Hank gives the specialists hell!

Discussion in 'Order Execution' started by Tea, Dec 18, 2003.

  1. Tea

    Tea

    Here is a WSJ commentary from Hank Greenberg, Chairman of AIG. You've got to love this guy! He can't help but to tell the truth. Give them hell Hank! :)

    _____________________________________________

    Lose the Specialists

    By M. R. GREENBERG

    No matter what the outcome of the Calpers suit against the Big Board and seven specialist firms, reform is coming to the New York Stock Exchange. As John Reed works to restore investor confidence, rout out illegal trading practices and bring an end to potential conflicts of interest, he will have to address a more fundamental issue. Under the current rules, NYSE specialists have been granted a virtual monopoly, and monopoly powers are inherently at odds with the functioning of a fair and efficient market.

    The specialists have exploited two vehicles granting them privileges and opportunities not shared with others. These benefits enable them to reap vast profits at the expense of investors.

    The first is the "trade-through" rule, which says that a trade must be executed where the best price is quoted and provides the specialist with a free option for 30 seconds. The best-price rule sounds good in theory. Yet in practice it gives the specialist a monopoly by forcing other marketplaces to use the slower specialist-based system that might quote a better price, but not necessarily deliver it. The rule makes no sense in the world of electronic trading, where 30 seconds is an eternity that effectively freezes the market and gives the specialist enough time to arbitrage against the investor's position.

    The trade-through rule was mandated by the SEC some 25 years ago, before the creation of fully electronic markets, to ensure that investors' orders are executed fairly. At that time, the physical limitations of floor-based trading could have had an adverse impact on the transparency and fairness of prices. Today, in a high-speed electronic trading environment, the trade-through rule has the exact opposite effect.

    Specialists would have you believe that without their intervention and the enforcement of the trade-through rule, there would be great chaos and wide spreads in the trading of listed stocks. In fact, the success of other electronic markets in the U.S. and elsewhere refutes that argument. The specialists are simply trying to protect their monopoly at investors' expense.

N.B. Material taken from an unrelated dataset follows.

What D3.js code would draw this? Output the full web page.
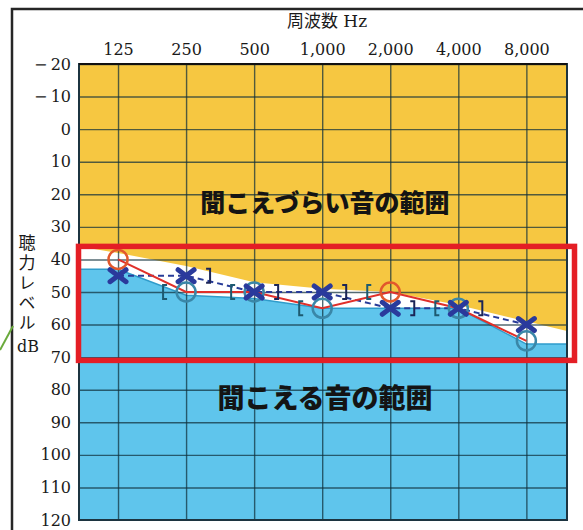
<!DOCTYPE html>
<html>
<head>
<meta charset="utf-8">
<script src="https://cdn.jsdelivr.net/npm/d3@7"></script>
<style>
  body { margin: 0; background: #fff; }
  svg { display: block; }
</style>
</head>
<body>
<div id="chart"></div>
<script>
// Frequencies (Hz) and their labels
const freqs = [125, 250, 500, 1000, 2000, 4000, 8000];
const freqLabels = ['125', '250', '500', '1,000', '2,000', '4,000', '8,000'];
// Hearing level ticks (dB)
const dbTicks = [-20, -10, 0, 10, 20, 30, 40, 50, 60, 70, 80, 90, 100, 110, 120];

// Air conduction: O (right) and X (left)
const rightAir = [40, 50, 50, 55, 50, 55, 65];
const leftAir = [45, 45, 50, 50, 55, 55, 60];
// Bone conduction: [ (right) and ] (left)
const rightBone = [null, 50, 50, 55, 50, 55, null];
const leftBone = [null, 45, 50, 50, 55, 55, null];

// Region edges, from the left plot edge, each frequency, to the right plot edge
const hardEdge = [36, 38, 42, 47, 49, 50, 54, 59, 62];
const easyEdge = [43, 43, 51, 52, 55, 55, 55, 66, 66];

// Highlight box (dB)
const boxRange = [36, 71];

const W = 583, H = 530;
const svg = d3.select('#chart')
  .append('svg')
  .attr('width', W)
  .attr('height', H);

// Scales
const x = d3.scaleLog()
  .base(2)
  .domain([84, 12100])
  .range([79, 567]);
const y = d3.scaleLinear()
  .domain([-20, 120])
  .range([64, 520]);

const x0 = x.range()[0], x1 = x.range()[1];
const y0 = y.range()[0], y1 = y.range()[1];
const edgeFreqs = [x.domain()[0], ...freqs, x.domain()[1]];

// Outer frame
svg.append('path')
  .attr('d', `M12,${H} V9 H${W}`)
  .attr('fill', 'none')
  .attr('stroke', '#262626')
  .attr('stroke-width', 2.5);

// Green pointer line at the left
svg.append('line')
  .attr('x1', 0).attr('y1', 350)
  .attr('x2', 13).attr('y2', 326)
  .attr('stroke', '#6aaa3c')
  .attr('stroke-width', 2);

// Plot background areas
svg.append('clipPath').attr('id', 'plot')
  .append('rect')
  .attr('x', x0).attr('y', y0)
  .attr('width', x1 - x0).attr('height', y1 - y0);

const plot = svg.append('g').attr('clip-path', 'url(#plot)');

plot.append('rect')
  .attr('x', x0).attr('y', y0)
  .attr('width', x1 - x0).attr('height', y1 - y0)
  .attr('fill', '#ffffff');

plot.append('path')
  .datum(hardEdge)
  .attr('fill', '#f6c741')
  .attr('d', d3.area()
    .x((d, i) => x(edgeFreqs[i]))
    .y0(y(-20))
    .y1(d => y(d)));

plot.append('path')
  .datum(easyEdge)
  .attr('fill', '#5fc5ec')
  .attr('d', d3.area()
    .x((d, i) => x(edgeFreqs[i]))
    .y0(y(120))
    .y1(d => y(d)));

plot.append('path')
  .datum(easyEdge)
  .attr('fill', 'none')
  .attr('stroke', '#2f9ccb')
  .attr('stroke-width', 1.5)
  .attr('d', d3.line()
    .x((d, i) => x(edgeFreqs[i]))
    .y(d => y(d)));

// Grid
plot.append('g')
  .attr('class', 'grid')
  .attr('transform', `translate(${x0},0)`)
  .call(d3.axisLeft(y).tickValues(dbTicks).tickSize(-(x1 - x0)).tickFormat(''))
  .call(g => g.select('.domain').remove());
plot.append('g')
  .attr('class', 'grid')
  .attr('transform', `translate(0,${y0})`)
  .call(d3.axisTop(x).tickValues(freqs).tickSize(-(y1 - y0)).tickFormat(''))
  .call(g => g.select('.domain').remove());
svg.selectAll('.grid line')
  .attr('stroke', '#10303c')
  .attr('stroke-opacity', 0.72)
  .attr('stroke-width', 1.4);

// Plot border
svg.append('rect')
  .attr('x', x0).attr('y', y0)
  .attr('width', x1 - x0).attr('height', y1 - y0)
  .attr('fill', 'none')
  .attr('stroke', '#1c3440')
  .attr('stroke-width', 2);
svg.append('line')
  .attr('x1', x0).attr('x2', x1)
  .attr('y1', y0).attr('y2', y0)
  .attr('stroke', '#111')
  .attr('stroke-width', 2.2);

// Region captions
const midX = (x0 + x1) / 2 + 2;
svg.append('text')
  .attr('x', midX).attr('y', y(22.7))
  .attr('dy', '0.36em')
  .attr('text-anchor', 'middle')
  .attr('font-family', '"Noto Sans CJK JP", sans-serif')
  .attr('font-weight', 900)
  .attr('font-size', 25)
  .attr('fill', '#141414')
  .text('聞こえづらい音の範囲');
svg.append('text')
  .attr('x', midX).attr('y', y(82.5))
  .attr('dy', '0.36em')
  .attr('text-anchor', 'middle')
  .attr('font-family', '"Noto Sans CJK JP", sans-serif')
  .attr('font-weight', 900)
  .attr('font-size', 27)
  .attr('fill', '#141414')
  .text('聞こえる音の範囲');

// Left X line (dashed) and right O line
svg.append('path')
  .datum(leftAir)
  .attr('fill', 'none')
  .attr('stroke', '#283c98')
  .attr('stroke-width', 2)
  .attr('stroke-dasharray', '6,4')
  .attr('d', d3.line().x((d, i) => x(freqs[i])).y(d => y(d)));
svg.append('path')
  .datum(rightAir)
  .attr('fill', 'none')
  .attr('stroke', '#e0302a')
  .attr('stroke-width', 2)
  .attr('d', d3.line().x((d, i) => x(freqs[i])).y(d => y(d)));

// Bone conduction brackets
const bracket = (cx, cy, dir) =>
  `M${cx + 4 * dir},${cy - 7} H${cx} V${cy + 7} H${cx + 4 * dir}`;
svg.append('g').selectAll('path')
  .data(freqs.map((f, i) => ({ f, v: rightBone[i] })).filter(d => d.v !== null))
  .enter().append('path')
  .attr('d', d => bracket(x(d.f) - 23, y(d.v), 1))
  .attr('fill', 'none')
  .attr('stroke', '#1d5a70')
  .attr('stroke-width', 2);
svg.append('g').selectAll('path')
  .data(freqs.map((f, i) => ({ f, v: leftBone[i] })).filter(d => d.v !== null))
  .enter().append('path')
  .attr('d', d => bracket(x(d.f) + 24, y(d.v), -1))
  .attr('fill', 'none')
  .attr('stroke', '#1b2557')
  .attr('stroke-width', 2);

// O markers: red above the blue region, teal where they sit on it
svg.append('g').selectAll('circle')
  .data(rightAir)
  .enter().append('circle')
  .attr('cx', (d, i) => x(freqs[i]))
  .attr('cy', d => y(d))
  .attr('r', 9.5)
  .attr('fill', 'none')
  .attr('stroke', (d, i) => d >= easyEdge[i + 1] - 2.5 ? '#3a87a8' : '#e2582c')
  .attr('stroke-width', 2.5);

// X markers
svg.append('g').selectAll('path')
  .data(leftAir)
  .enter().append('path')
  .attr('d', (d, i) => {
    const cx = x(freqs[i]), cy = y(d);
    return `M${cx - 8},${cy - 6} L${cx + 8},${cy + 6} M${cx + 8},${cy - 6} L${cx - 8},${cy + 6}`;
  })
  .attr('fill', 'none')
  .attr('stroke', '#2a3a9c')
  .attr('stroke-width', 5)
  .attr('stroke-linecap', 'round');

// Red highlight box
svg.append('rect')
  .attr('x', x0 - 0.5)
  .attr('y', y(boxRange[0]))
  .attr('width', x1 - x0 + 8)
  .attr('height', y(boxRange[1]) - y(boxRange[0]))
  .attr('fill', 'none')
  .attr('stroke', '#e41e25')
  .attr('stroke-width', 5.5);

// Frequency labels (top axis)
svg.append('g')
  .attr('transform', `translate(0,${y0 - 6})`)
  .call(d3.axisTop(x).tickValues(freqs).tickSize(0).tickFormat((d, i) => freqLabels[i]))
  .call(g => g.select('.domain').remove())
  .call(g => g.selectAll('text')
    .attr('font-family', '"DejaVu Serif", serif')
    .attr('font-size', 16)
    .attr('fill', '#1a1a1a'));

// Hearing level labels (left axis)
svg.append('g')
  .attr('transform', `translate(${x0 - 5},0)`)
  .call(d3.axisLeft(y).tickValues(dbTicks).tickSize(0)
    .tickFormat(d => d < 0 ? '\u2212\u2009' + Math.abs(d) : d))
  .call(g => g.select('.domain').remove())
  .call(g => g.selectAll('text')
    .attr('font-family', '"DejaVu Serif", serif')
    .attr('font-size', 16)
    .attr('fill', '#1a1a1a'));

// Axis titles
const title = svg.append('text')
  .attr('x', 327).attr('y', 27)
  .attr('text-anchor', 'middle')
  .attr('fill', '#1a1a1a')
  .attr('font-size', 17);
title.append('tspan')
  .attr('font-family', '"Noto Sans CJK JP", sans-serif')
  .text('周波数');
title.append('tspan')
  .attr('font-family', '"DejaVu Serif", serif')
  .text(' Hz');

// Vertical y title, one text set top to bottom
svg.append('text')
  .attr('x', 27).attr('y', 234)
  .attr('writing-mode', 'vertical-rl')
  .style('text-orientation', 'upright')
  .attr('letter-spacing', 3)
  .attr('font-family', '"Noto Sans CJK JP", sans-serif')
  .attr('font-size', 17)
  .attr('fill', '#1a1a1a')
  .text('聴力レベル');
svg.append('text')
  .attr('x', 28).attr('y', 346)
  .attr('dy', '0.36em')
  .attr('text-anchor', 'middle')
  .attr('font-family', '"DejaVu Serif", serif')
  .attr('font-size', 16)
  .attr('fill', '#1a1a1a')
  .text('dB');
</script>
</body>
</html>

    The second area that must be scrutinized is the designated order turnaround, or "DOT," system, which now accounts for 98% of NYSE customer orders delivered to the floor. Although it uses electronic technology, DOT is structured, in typical monopoly fashion, so that the buyer and seller must go through the ever-present middleman -- the specialist. Opportunities for abuse abound. Under DOT, the specialist positions himself as a gatekeeper who has an unfair view of the direction in which bid and ask traffic is flowing and is likely to flow. He can trade accordingly. He can run up a price in advance of a large buy order, which he can then execute at an even higher price with the shares he has acquired. Investigations have revealed that specialists had delayed DOT orders from reaching the floor and being executed. During the delay, the specialists were trading ahead of customers.

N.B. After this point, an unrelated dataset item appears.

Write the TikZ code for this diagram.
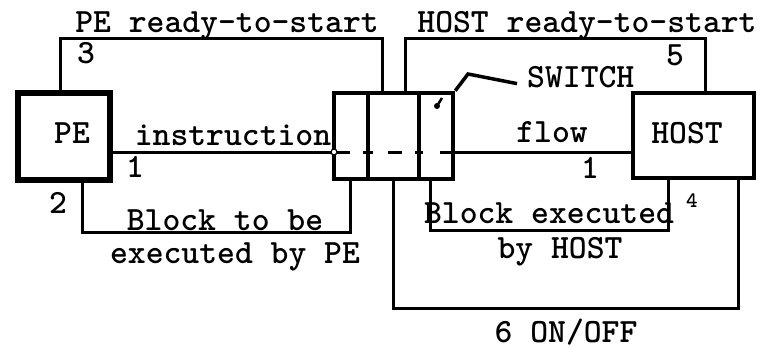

    The NYSE should eliminate the specialist from the DOT equation. A fair and efficient electronic trading system would match directly buyers and sellers of listed companies. Electronic markets could then compete on a level playing field with the NYSE, which would improve pricing and deepen liquidity for listed stocks. This is what happened when Nasdaq-listed equities began trading in competing electronic markets.

    If the specialist system is to be salvaged, dismantling the processes and procedures that give specialists monopoly powers is essential. If the specialists have a role, as originally intended, in maintaining efficient and orderly markets, then it will have to be played under a set of rules that does not disadvantage investors.

    I have long been concerned that NYSE specialists lack the capital to maintain orderly markets in large capitalization stocks, and that lack of proper surveillance and internal compliance programs leave the specialist system wide open to conflicts and abuse. Probes have confirmed these problems to an alarming extent. The $155 million of trading abuses that have been uncovered represent money taken out of investors' pockets. Any fines levied should serve as a deterrent as well as restitution.

    Clearly, reforming the system will require more than simply better oversight and discipline. The specialists' monopoly powers are an anachronism that pose a significant obstacle to an efficient and fair market.

    Mr. Greenberg is chairman of the American International Group.
     
  2. Cutten

    Cutten

    Hear hear. Quite why US investors put up with the corrupt rip-off practises at the NYSE and NASDAQ is beyond me. You would expect this kind of thing on the Bombay or Karachi stock exchanges, not in the most liquid equity markets in the world. These institutions are a disgrace to the free enterprise system.
     
  3. This is why I went to Futures 3 years ago....

    Michael B.

     
  4. did anyone read the complaint calpers filed? would make for a very interesting jury trial.
     
  5. Tea

    Tea

    Hank rules!!!
     
  6. $4 million to another insider... i bet he's going to really crack the whip.